— start of Task data —

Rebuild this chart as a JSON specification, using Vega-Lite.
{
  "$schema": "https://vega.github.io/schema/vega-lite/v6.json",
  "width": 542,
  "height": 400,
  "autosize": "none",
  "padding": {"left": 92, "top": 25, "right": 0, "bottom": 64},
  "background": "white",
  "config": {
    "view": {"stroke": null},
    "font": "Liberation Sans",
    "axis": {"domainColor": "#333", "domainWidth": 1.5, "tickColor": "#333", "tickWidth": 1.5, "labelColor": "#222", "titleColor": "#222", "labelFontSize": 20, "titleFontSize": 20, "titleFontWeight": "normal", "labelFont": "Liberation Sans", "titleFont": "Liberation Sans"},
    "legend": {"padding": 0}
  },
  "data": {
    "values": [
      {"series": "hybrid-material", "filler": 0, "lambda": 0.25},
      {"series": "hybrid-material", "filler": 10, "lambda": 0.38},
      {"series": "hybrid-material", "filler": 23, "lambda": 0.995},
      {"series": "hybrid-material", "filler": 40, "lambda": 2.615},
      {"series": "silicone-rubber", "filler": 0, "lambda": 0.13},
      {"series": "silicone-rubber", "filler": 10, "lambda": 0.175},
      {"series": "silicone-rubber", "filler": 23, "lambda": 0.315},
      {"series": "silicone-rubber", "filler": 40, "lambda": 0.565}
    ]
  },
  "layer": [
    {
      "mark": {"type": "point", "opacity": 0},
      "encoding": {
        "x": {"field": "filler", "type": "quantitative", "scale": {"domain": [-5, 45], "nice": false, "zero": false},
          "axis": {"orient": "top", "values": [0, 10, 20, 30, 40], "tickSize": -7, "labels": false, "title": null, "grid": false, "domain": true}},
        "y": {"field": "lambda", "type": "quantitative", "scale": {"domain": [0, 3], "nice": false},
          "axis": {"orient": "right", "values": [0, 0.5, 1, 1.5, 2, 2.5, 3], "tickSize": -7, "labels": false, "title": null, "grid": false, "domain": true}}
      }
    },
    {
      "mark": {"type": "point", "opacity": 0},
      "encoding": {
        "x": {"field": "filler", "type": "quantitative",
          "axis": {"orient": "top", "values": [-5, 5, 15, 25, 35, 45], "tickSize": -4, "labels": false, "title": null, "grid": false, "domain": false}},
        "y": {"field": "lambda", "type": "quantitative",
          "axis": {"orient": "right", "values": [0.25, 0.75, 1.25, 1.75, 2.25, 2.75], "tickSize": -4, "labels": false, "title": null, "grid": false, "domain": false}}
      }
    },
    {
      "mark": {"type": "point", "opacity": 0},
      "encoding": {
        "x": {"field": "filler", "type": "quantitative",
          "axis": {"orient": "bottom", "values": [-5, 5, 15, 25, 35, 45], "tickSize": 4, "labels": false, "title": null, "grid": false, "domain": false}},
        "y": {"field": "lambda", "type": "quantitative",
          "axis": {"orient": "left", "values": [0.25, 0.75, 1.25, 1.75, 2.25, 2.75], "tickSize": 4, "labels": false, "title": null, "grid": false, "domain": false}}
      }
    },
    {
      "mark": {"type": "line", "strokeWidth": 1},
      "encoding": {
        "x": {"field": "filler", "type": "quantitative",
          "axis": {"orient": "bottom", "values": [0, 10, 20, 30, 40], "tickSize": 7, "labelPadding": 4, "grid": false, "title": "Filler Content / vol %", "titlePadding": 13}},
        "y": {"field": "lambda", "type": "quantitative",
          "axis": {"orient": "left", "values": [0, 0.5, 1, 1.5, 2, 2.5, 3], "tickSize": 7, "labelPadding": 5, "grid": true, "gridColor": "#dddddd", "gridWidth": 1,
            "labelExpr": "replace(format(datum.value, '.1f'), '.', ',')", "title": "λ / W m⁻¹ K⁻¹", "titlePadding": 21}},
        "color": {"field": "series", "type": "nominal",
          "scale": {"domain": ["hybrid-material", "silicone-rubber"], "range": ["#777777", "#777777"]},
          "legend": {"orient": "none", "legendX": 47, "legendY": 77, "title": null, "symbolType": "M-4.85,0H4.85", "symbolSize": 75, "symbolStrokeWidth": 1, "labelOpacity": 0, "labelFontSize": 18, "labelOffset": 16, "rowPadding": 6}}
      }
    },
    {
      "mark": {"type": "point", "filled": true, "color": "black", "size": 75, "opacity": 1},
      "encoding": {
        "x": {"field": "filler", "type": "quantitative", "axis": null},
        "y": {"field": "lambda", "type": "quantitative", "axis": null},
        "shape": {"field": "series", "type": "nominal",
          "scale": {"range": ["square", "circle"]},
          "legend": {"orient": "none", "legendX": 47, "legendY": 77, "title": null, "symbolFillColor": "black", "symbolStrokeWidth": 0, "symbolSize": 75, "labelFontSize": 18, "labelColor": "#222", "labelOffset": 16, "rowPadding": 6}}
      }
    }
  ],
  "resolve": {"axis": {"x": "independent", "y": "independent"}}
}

— end of Task data —
— start of Task data —

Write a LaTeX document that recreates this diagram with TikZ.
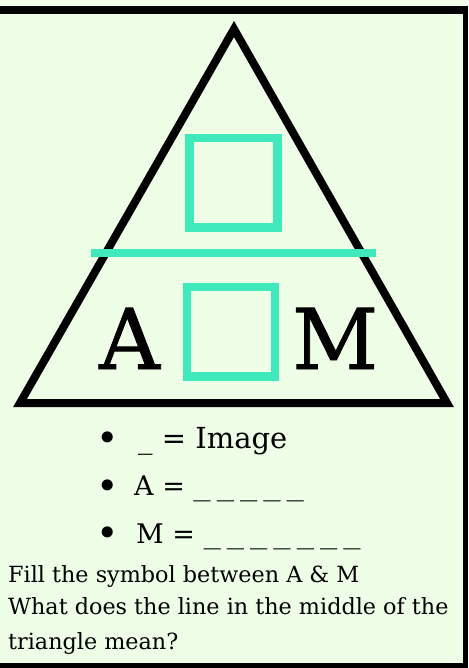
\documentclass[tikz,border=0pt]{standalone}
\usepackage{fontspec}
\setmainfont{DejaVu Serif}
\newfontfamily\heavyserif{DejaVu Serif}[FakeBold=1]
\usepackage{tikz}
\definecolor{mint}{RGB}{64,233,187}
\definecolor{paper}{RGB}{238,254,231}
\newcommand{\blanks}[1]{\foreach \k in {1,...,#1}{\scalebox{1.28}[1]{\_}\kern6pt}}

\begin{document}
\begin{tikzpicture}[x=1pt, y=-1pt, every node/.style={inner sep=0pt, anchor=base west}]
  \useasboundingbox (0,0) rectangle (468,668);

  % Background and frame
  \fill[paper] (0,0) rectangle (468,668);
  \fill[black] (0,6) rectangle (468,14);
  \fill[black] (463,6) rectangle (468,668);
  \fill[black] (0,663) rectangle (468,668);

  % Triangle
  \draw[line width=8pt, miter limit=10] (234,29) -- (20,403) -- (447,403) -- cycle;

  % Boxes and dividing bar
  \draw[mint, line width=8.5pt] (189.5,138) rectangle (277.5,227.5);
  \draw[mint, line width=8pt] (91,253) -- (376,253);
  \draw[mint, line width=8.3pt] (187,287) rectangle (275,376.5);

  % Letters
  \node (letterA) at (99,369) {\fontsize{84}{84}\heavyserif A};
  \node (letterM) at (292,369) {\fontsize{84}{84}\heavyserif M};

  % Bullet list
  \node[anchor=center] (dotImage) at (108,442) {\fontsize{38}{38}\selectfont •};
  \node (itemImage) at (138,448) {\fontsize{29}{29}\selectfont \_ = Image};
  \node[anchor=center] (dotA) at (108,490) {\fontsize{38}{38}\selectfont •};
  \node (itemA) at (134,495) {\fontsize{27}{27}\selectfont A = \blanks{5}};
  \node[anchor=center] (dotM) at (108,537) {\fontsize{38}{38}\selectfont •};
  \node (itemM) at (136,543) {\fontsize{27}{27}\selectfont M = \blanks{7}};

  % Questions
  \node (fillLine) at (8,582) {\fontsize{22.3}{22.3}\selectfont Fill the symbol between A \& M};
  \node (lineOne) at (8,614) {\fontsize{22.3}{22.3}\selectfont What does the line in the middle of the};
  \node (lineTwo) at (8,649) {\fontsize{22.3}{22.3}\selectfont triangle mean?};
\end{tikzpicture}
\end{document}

— end of Task data —

→ Task description
Take every line from the data that contains the word "this".

→ Solved exercise
Rebuild this chart as a JSON specification, using Vega-Lite.
Write a LaTeX document that recreates this diagram with TikZ.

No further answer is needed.